→ TASK STATEMENT
The listing below should be printed exactly, every line of it. Skip the pictures.

* START STORED DATA *

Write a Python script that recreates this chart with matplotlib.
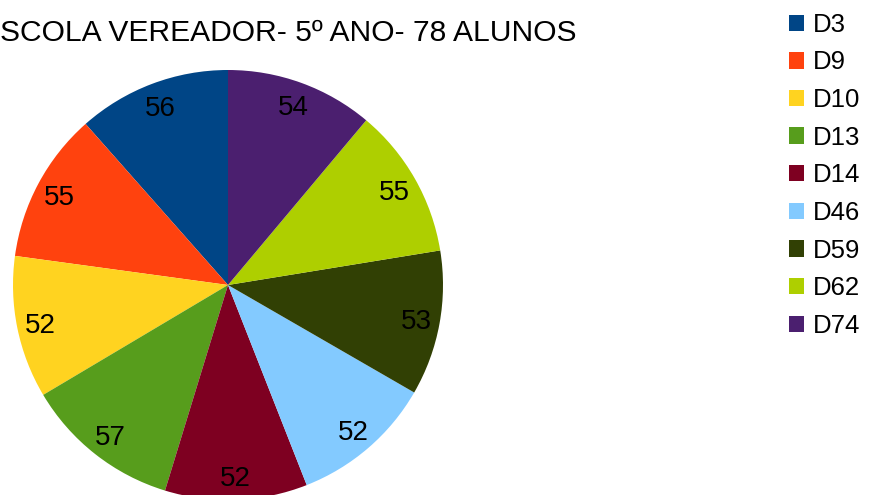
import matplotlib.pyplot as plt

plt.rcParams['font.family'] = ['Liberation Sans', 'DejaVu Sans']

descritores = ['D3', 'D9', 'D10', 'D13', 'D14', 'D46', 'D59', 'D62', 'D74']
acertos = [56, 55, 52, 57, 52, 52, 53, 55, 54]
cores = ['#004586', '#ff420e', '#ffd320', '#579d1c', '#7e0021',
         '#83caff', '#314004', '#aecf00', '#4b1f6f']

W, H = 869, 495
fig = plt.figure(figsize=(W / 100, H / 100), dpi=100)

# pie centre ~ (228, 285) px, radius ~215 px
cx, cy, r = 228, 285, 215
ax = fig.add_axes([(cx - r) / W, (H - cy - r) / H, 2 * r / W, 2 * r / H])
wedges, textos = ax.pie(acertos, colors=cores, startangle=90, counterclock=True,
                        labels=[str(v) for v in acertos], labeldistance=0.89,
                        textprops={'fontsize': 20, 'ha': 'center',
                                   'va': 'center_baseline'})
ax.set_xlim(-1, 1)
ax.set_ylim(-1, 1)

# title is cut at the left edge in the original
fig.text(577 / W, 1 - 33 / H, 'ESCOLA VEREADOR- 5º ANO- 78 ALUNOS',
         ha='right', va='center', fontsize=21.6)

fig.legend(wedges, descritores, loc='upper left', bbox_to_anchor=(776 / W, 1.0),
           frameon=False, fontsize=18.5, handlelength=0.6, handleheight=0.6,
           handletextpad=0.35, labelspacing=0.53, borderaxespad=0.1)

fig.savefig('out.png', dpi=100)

* END STORED DATA *

→ RESULT BELOW
Write a Python script that recreates this chart with matplotlib.
import matplotlib.pyplot as plt

plt.rcParams['font.family'] = ['Liberation Sans', 'DejaVu Sans']

descritores = ['D3', 'D9', 'D10', 'D13', 'D14', 'D46', 'D59', 'D62', 'D74']
acertos = [56, 55, 52, 57, 52, 52, 53, 55, 54]
cores = ['#004586', '#ff420e', '#ffd320', '#579d1c', '#7e0021',
         '#83caff', '#314004', '#aecf00', '#4b1f6f']

W, H = 869, 495
fig = plt.figure(figsize=(W / 100, H / 100), dpi=100)

# pie centre ~ (228, 285) px, radius ~215 px
cx, cy, r = 228, 285, 215
ax = fig.add_axes([(cx - r) / W, (H - cy - r) / H, 2 * r / W, 2 * r / H])
wedges, textos = ax.pie(acertos, colors=cores, startangle=90, counterclock=True,
                        labels=[str(v) for v in acertos], labeldistance=0.89,
                        textprops={'fontsize': 20, 'ha': 'center',
                                   'va': 'center_baseline'})
ax.set_xlim(-1, 1)
ax.set_ylim(-1, 1)

# title is cut at the left edge in the original
fig.text(577 / W, 1 - 33 / H, 'ESCOLA VEREADOR- 5º ANO- 78 ALUNOS',
         ha='right', va='center', fontsize=21.6)

fig.legend(wedges, descritores, loc='upper left', bbox_to_anchor=(776 / W, 1.0),
           frameon=False, fontsize=18.5, handlelength=0.6, handleheight=0.6,
           handletextpad=0.35, labelspacing=0.53, borderaxespad=0.1)

fig.savefig('out.png', dpi=100)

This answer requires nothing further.